Felled timber at Helm Bay near Ketchikan, Tongass National Forest, Alaska, 1930. Description Title from photographic record  Scene showing an area that has been logged. United States Forest Service Photograph Collection, 1915-1976. ASL-P207-30-1 
On the ground during these sixty-nine years between 1902 and 1971 government agents, business owners, and individual actors asserted themselves upon the local Native communities in relentless ways. From just spending another couple of days in the archives rooting through the William Lewis Paul papers I am coming to terms with the high level of intensity which Tlingit and Haida people faced as functionaries usurped villages, stole their crest poles, and paid them low-wages. In 2008 the Forest Service acknowledged how in the early and mid-twentieth century their agents went through the Tongass National Forest, the Tlingit homeland, razing and removing indigenous fashioned cabins, smokehouses, and entire fish camps from the area.

"Alaska native fish camp. Crowd behind canoes pulled up on shore, tents, half-finished wood house, fish drying on racks."William R. Norton. Photographs, ca. 1890-1920. ASL-P226-427
The removal of Tlingit domestic architecture and lifeways from the National forest was acted out in the name of conservation. The work Dispossessing the Wilderness: Indian Removal and the Making of the National Parks by historian Mark David Spence details how the government turned Native villages in the contiguous part of the nation into national parks with such a chapter explicating the dealings with the Blackfeet and the establishment of Glacier National Park. Other works, such as Nature's State: Imagining Alaska as the Last Frontier help understand the ideologies national actors held as they assumed the Alaska region as their own to exploit or conserve. Reading the work of scholars Richard Grove in his Green Imperialism: Colonial Expansion, Tropical Island Edens and the Origins of Environmentalism, 1600-1860, and V.M. Ravi Kumar in Green Colonialism and Forest Policies in South India, 1800-1900, has me considering how the development of national parks and forest preserves in twentieth-century Alaska reflect a green imperialist agenda and how Natives responded to such actions. Historian Ravi Kumar traces the European colonial forest policies and the role "desiccationist narratives of colonial scientists and officials, which contributed to the extending of state control over forests in South India." Desiccation are the effects of deforestation on the larger climate. He argues "the colonial state reinforced its control over forests by brandishing a discourse centered on the influence of forests on the physical climate and irrigation systems (104)." The way Kumar considers the discourse of desiccation is as a form of control over indigenous land use. This proves to be a very portable conceptual framework.
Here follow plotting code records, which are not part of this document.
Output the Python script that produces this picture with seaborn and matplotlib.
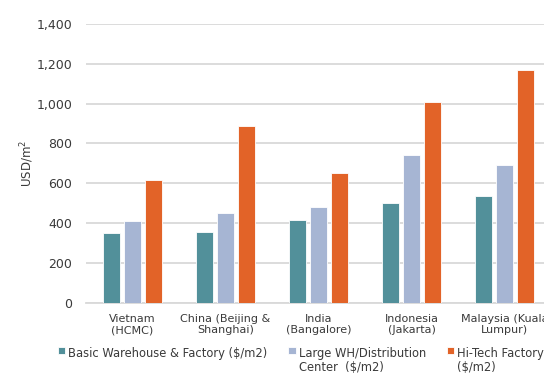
import pandas as pd
import matplotlib.pyplot as plt
import seaborn as sns

sns.set_style("white")
plt.rcParams["font.family"] = ["DejaVu Sans"]

cities = ["Vietnam\n(HCMC)", "China (Beijing &\nShanghai)", "India\n(Bangalore)",
          "Indonesia\n(Jakarta)", "Malaysia (Kuala\nLumpur)"]
series = ["Basic Warehouse & Factory ($/m2)", "Large WH/Distribution\nCenter  ($/m2)",
          "Hi-Tech Factory\n($/m2)"]
basic = [350, 355, 415, 500, 535]
large_wh = [410, 450, 480, 740, 690]
hi_tech = [615, 890, 650, 1010, 1170]
yticks = [0, 200, 400, 600, 800, 1000, 1200, 1400]

colors = ["#52909A", "#A6B5D3", "#E26328"]
TXT = "#3a3a3a"

rows = []
for s, vals in zip(series, [basic, large_wh, hi_tech]):
    for c, v in zip(cities, vals):
        rows.append({"city": c, "series": s, "value": v})
df = pd.DataFrame(rows)

fig = plt.figure(figsize=(5.44, 3.74), dpi=100)
ax = fig.add_axes([86 / 544, 1 - 302.7 / 374, 465 / 544, (302.7 - 24) / 374])

sns.barplot(data=df, x="city", y="value", hue="series", palette=colors, saturation=1,
            width=0.68, gap=0.2, edgecolor="white", linewidth=0.6, ax=ax,
            legend=True, zorder=3)

ax.set_xlim(-0.5, 4.5)
ax.set_ylim(0, 1400)
ax.set_yticks(yticks)
ax.set_yticklabels([f"{t:,}" for t in yticks])
ax.yaxis.grid(True, color="#d9d9d9", linewidth=1.3, zorder=0)
ax.set_axisbelow(True)
for sp in ["top", "right", "left"]:
    ax.spines[sp].set_visible(False)
ax.spines["bottom"].set_color("#d9d9d9")
ax.spines["bottom"].set_linewidth(1.3)
ax.tick_params(axis="both", length=0, colors=TXT)
ax.tick_params(axis="y", labelsize=9, pad=10)
ax.tick_params(axis="x", labelsize=8, pad=8)
ax.set_xlabel("")
ax.set_ylabel("USD/m$^2$", fontsize=8.5, color=TXT, labelpad=0)

handles, labels = ax.get_legend_handles_labels()
ax.get_legend().remove()
leg = fig.legend(handles, labels, loc="upper left", bbox_to_anchor=(52 / 544, 1 - 341 / 374),
                 ncol=3, frameon=False, fontsize=8.3, handlelength=0.65, handleheight=0.65,
                 handletextpad=0.25, columnspacing=1.8, borderpad=0, labelspacing=0.3,
                 labelcolor=TXT)
# keep the square markers next to the first line of each label
leg._legend_handle_box.align = "top"
for col in leg._legend_handle_box.get_children():
    col.align = "left"
    for item in col.get_children():
        item.align = "top"
for t in leg.get_texts():
    t.set_linespacing(1.1)

fig.savefig("out.png", dpi=100)
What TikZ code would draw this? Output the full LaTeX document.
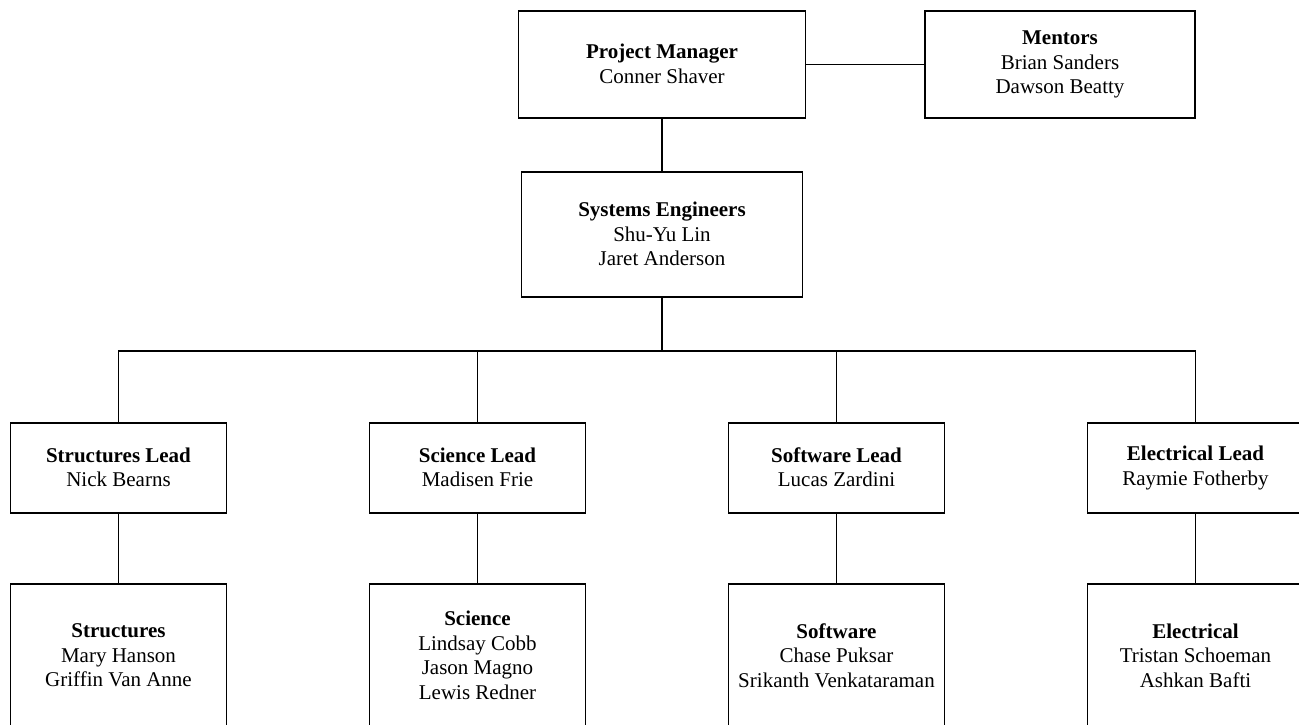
\documentclass[tikz,border=0pt]{standalone}
\usepackage{fontspec}
\setmainfont{Liberation Serif}
\newcommand{\boxstrut}{\rule[-2pt]{0pt}{22pt}}
\begin{document}
\begin{tikzpicture}[x=1pt,y=-1pt,
  box/.style={draw=black, line width=1.7pt, rectangle, align=center, inner sep=0pt,
    font=\fontsize{21}{24.5}\selectfont,
    execute at begin node=\boxstrut, execute at end node=\boxstrut},
  topbox/.style={box, minimum height=107.5pt},
  leadbox/.style={box, minimum width=216pt, minimum height=89.5pt},
  teambox/.style={box, minimum width=216pt, minimum height=144pt},
  conn/.style={draw=black, line width=1.7pt}]
\useasboundingbox (0,0) rectangle (1299,724);

\node[topbox, minimum width=287pt] (pm) at (662,64.5) {\textbf{Project Manager}\\Conner Shaver};
\node[topbox, minimum width=270pt] (mentors) at (1060,64.5) {\textbf{Mentors}\\Brian Sanders\\Dawson Beatty};
\node[box, minimum width=281pt, minimum height=125pt] (se) at (662,234.8) {\textbf{Systems Engineers}\\Shu-Yu Lin\\Jaret Anderson};

\node[leadbox] (stl) at (118.5,468) {\textbf{Structures Lead}\\Nick Bearns};
\node[leadbox] (scl) at (477.5,468) {\textbf{Science Lead}\\Madisen Frie};
\node[leadbox] (swl) at (836.5,468) {\textbf{Software Lead}\\Lucas Zardini};
\node[leadbox] (ell) at (1195.5,468) {\textbf{Electrical Lead}\\Raymie Fotherby};

\node[teambox] (st) at (118.5,656.3) {\textbf{Structures}\\Mary Hanson\\Griffin Van Anne};
\node[teambox] (sc) at (477.5,656.3) {\textbf{Science}\\Lindsay Cobb\\Jason Magno\\Lewis Redner};
\node[teambox] (sw) at (836.5,656.3) {\textbf{Software}\\Chase Puksar\\Srikanth Venkataraman};
\node[teambox] (el) at (1195.5,656.3) {\textbf{Electrical}\\Tristan Schoeman\\Ashkan Bafti};

\coordinate (bar) at (662,351);

\draw[conn] (pm.east) -- (mentors.west);
\draw[conn] (pm.south) -- (se.north);
\draw[conn] (se.south) -- (bar);
\draw[conn] (stl.north) -- (stl.north |- bar) -- (ell.north |- bar) -- (ell.north);
\draw[conn] (scl.north) -- (scl.north |- bar);
\draw[conn] (swl.north) -- (swl.north |- bar);

\draw[conn] (stl.south) -- (st.north);
\draw[conn] (scl.south) -- (sc.north);
\draw[conn] (swl.south) -- (sw.north);
\draw[conn] (ell.south) -- (el.north);
\end{tikzpicture}
\end{document}
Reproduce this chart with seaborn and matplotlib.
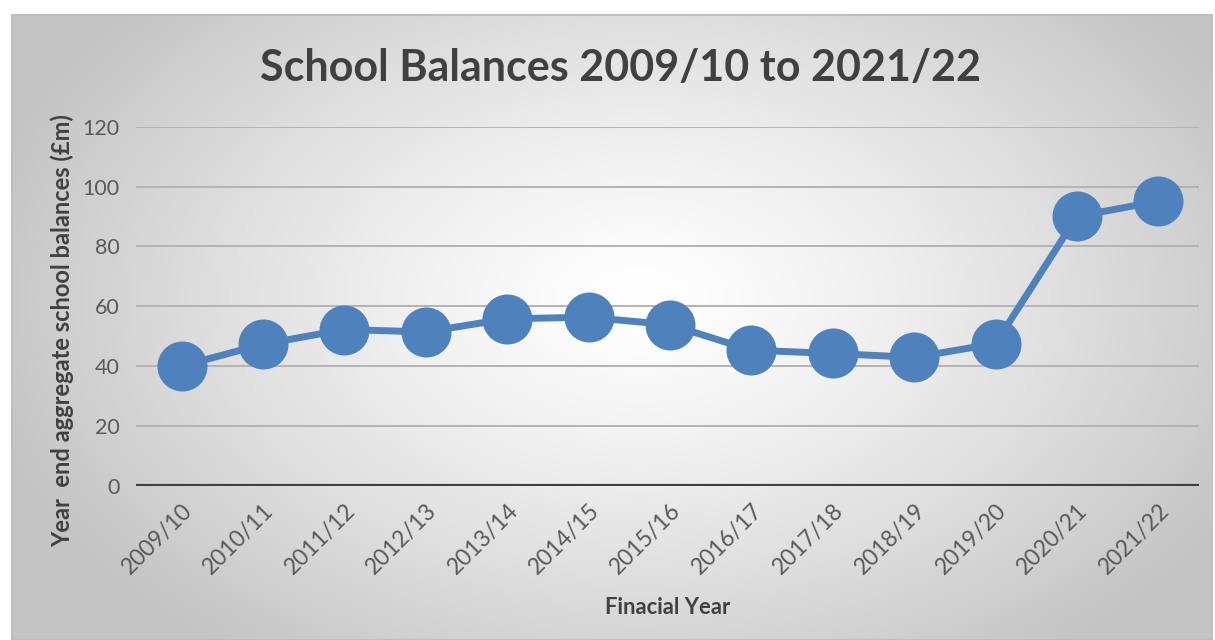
import numpy as np
import pandas as pd
import matplotlib
matplotlib.use("Agg")
import matplotlib.pyplot as plt
import seaborn as sns
from matplotlib.patches import Rectangle

years = ["2009/10", "2010/11", "2011/12", "2012/13", "2013/14", "2014/15", "2015/16",
         "2016/17", "2017/18", "2018/19", "2019/20", "2020/21", "2021/22"]
balances = [40.0, 47.3, 52.2, 51.4, 55.8, 56.3, 53.8, 45.3, 44.2, 42.9, 47.5, 90.0, 95.1]
y_ticks = [0, 20, 40, 60, 80, 100, 120]

title = "School Balances 2009/10 to 2021/22"
x_label = "Finacial Year"
y_label = "Year  end aggregate school balances (£m)"

sns.set_theme(style="white")
plt.rcParams['font.family'] = ['Lato', 'DejaVu Sans']

W, H = 1215, 640
fig = plt.figure(figsize=(W / 100, H / 100), dpi=100)
fig.patch.set_facecolor("white")

# gradient background panel
bx0, by0, bx1, by1 = 11, 14, 1213, 640
bg = fig.add_axes([bx0 / W, 1 - by1 / H, (bx1 - bx0) / W, (by1 - by0) / H], zorder=-5)
gx = np.linspace(bx0, bx1, 600)
gy = np.linspace(by0, by1, 320)
GX, GY = np.meshgrid(gx, gy)
cx, cy = 640, 300
r = np.sqrt(((GX - cx) / 640) ** 2 + ((GY - cy) / 420) ** 2)
r = np.clip(r / 1.05, 0, 1)
val = 1.0 - 0.23 * r ** 1.3
img = np.dstack([val, val, val])
bg.imshow(img, aspect="auto", extent=[0, 1, 0, 1], interpolation="bilinear")
bg.set_axis_off()
bg.add_patch(Rectangle((0, 0), 1, 1, transform=bg.transAxes, fill=False,
                       edgecolor="#bdbdbd", linewidth=2.0))

# main axes
left, right = 136 / W, 1199 / W
top, bottom = 126.7 / H, 485.7 / H
ax = fig.add_axes([left, 1 - bottom, right - left, bottom - top])
ax.set_facecolor("none")

df = pd.DataFrame({"year": years, "balance": balances})
df["pos"] = np.arange(len(years))
sns.lineplot(data=df, x="pos", y="balance", ax=ax, color="#4f81bd", linewidth=5.0,
             marker="o", markersize=36, markeredgewidth=0, sort=False, zorder=3)

ax.set_xlim(-0.56, len(years) - 0.5)
ax.set_ylim(0, 120)
ax.set_yticks(y_ticks)
ax.set_yticklabels([str(t) for t in y_ticks], fontsize=15.5, color="#595959")
ax.set_xticks(range(len(years)))
ax.set_xticklabels(years, rotation=45, ha="right", rotation_mode="anchor",
                   fontsize=16.5, color="#595959")
ax.tick_params(axis="both", length=0, pad=12)
ax.tick_params(axis="x", pad=10)
for t in y_ticks[1:]:
    ax.axhline(t, color="#b3b3b3", linewidth=1.4, zorder=1)
ax.axhline(0, color="#404040", linewidth=3.0, zorder=2)
for s in ax.spines.values():
    s.set_visible(False)

ax.set_xlabel(x_label, fontsize=15.8, fontweight="bold", color="#404040", labelpad=14)
ax.set_ylabel(y_label, fontsize=17.0, fontweight="bold", color="#404040",
              va="center", ha="center")
ax.yaxis.set_label_coords((62 - 136) / (1199 - 136), (485.7 - 331) / (485.7 - 126.7))

fig.text(620 / W, 1 - 68 / H, title, ha="center", va="center", fontsize=31,
         fontweight="bold", color="#404040")

fig.savefig("out.png", dpi=100)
For example the 2007 National Geographic article by Douglas Chadwick, "The Truth about
Tongass: Alaska's Tongass National Forest included the greatest tracts of rain forest outside the tropics. Subsidized logging is ripping them apart." The article is an adventure piece where the author also gives a praise worthy account of the battle between the logging industry, the forest service, and conservationists. The article makes the case that the Tongass is a national treasure that should be conserved at all cost. Pieces such as these leave me wondering (in the words of Rey Chow) "where have all the Natives gone?" The lovely journey he embarks upon in the story would undoubtedly make most people think about the amazing cultures of people who have always inhabited the area. In the reading this armchair adventurer found little signs of Native culture. Perhaps for non-Natives the indigenous people, whom still live in the region, come be what the Forest Service describe as the "former caretakers" of the area instead of intricate pieces of the regional ecology. It's impossible to separate them from those waters and lands. This omission arises because Chadwick centers his healthy and true concerns for the forest as a national possession be controlled by extractive/conservationist discussions. In fact through his explication of resource extraction history and the growth a movement to conserve the forest he writes, "it seems to have become a symbol in a much larger contest of beliefs about what frontiers are for and what the truest measure of a nation's progress should be." The nation should be judged, he asserts, by how it treats the forest, the "frontier." Perhaps if the nation could consider the forest not a frontier but a homeland to cultures whom have managed the region for thousands of years without ruining the ecosystem, then perhaps this contest of beliefs would relinquish?